How a stager made a Markham house look like a home in just a few hours

How a stager made a Markham house look like a home in just a few hours

Address: Vine Cliff Boulevard, Markham
Listed for: $885,000
Sold for: $1,030,000

The property

A semi-detached, 2,100-square-foot home with three bedrooms and three bathrooms, located near Vine Cliff Park, just off the 404 in Markham. It’s a short drive from three elementary schools. After the property was staged, it sold in seven days.

The stager

After apprenticing under a designer for the better part of a year, Lori Pedersen started her own staging business in 2013. She operates out of Aurora in a two-storey 3,000-square-foot space, which includes her warehouse and design studio. Before pursuing home staging, she worked for 18 years in finance and operations. “I was able to switch gears into a career I wanted to do,” she says.

The strategy

Pedersen worked with the property’s real estate agent, Brian Tanner, who covered most of the staging costs. Work began around 9:30 a.m., and the space had to be photograph-ready by 3 p.m. Pedersen’s main goals were to improve flow and make the space look family friendly.

Pedersen wanted to make the living room appeal to a wide variety of buyers. “The raspberry feature around the fireplace was very taste-specific to the homeowners,” she says. Her team repainted the room. Pedersen rented the couch, glass table and chair through Executive Furniture Rentals. She sourced the snake plant, the lamps and the cushions from her own design studio. A new furniture arrangement helped make the space feel more inviting. “I didn’t want the buyers to walk into the back of the sofa or feel blocked, like they couldn’t enter the space,” she says. The new setup allowed buyers to see the backyard, and created more of a conversation area.

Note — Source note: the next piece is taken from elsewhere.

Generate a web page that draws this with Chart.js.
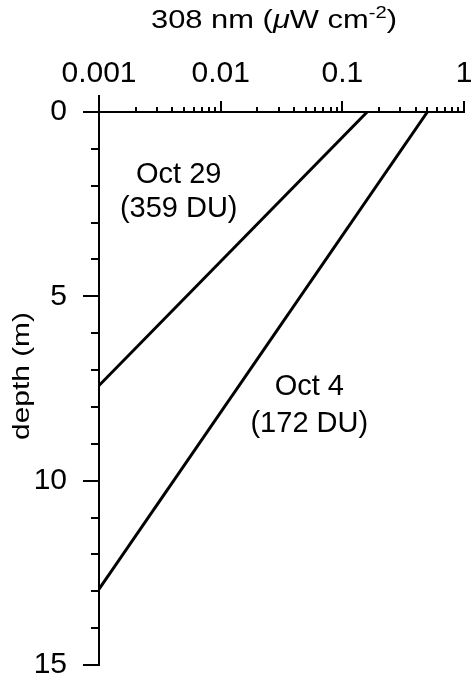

In the master bedroom, Pedersen neutralized the icy blue walls, then added a king-sized bed and end tables to widen the room and create more symmetry. “The people sleeping in the master bedroom are the people writing the cheque,” Pedersen says. “They have to feel like it’s a respite for them.” She added artwork to match the mauve curtains.

Because this is a family neighbourhood, Pedersen knew she had to bring this bedroom, which was being used as a storage and exercise room, back to life. “We want to create an emotional connection,” she says. “It really tugs at people’s heart strings if Johnny jumps on the bed and says, ‘Mommy can this be my room!?’” The walls were already blue, so she and her team designed a young boy’s room. Pedersen found the bedding set at Hudson’s Bay.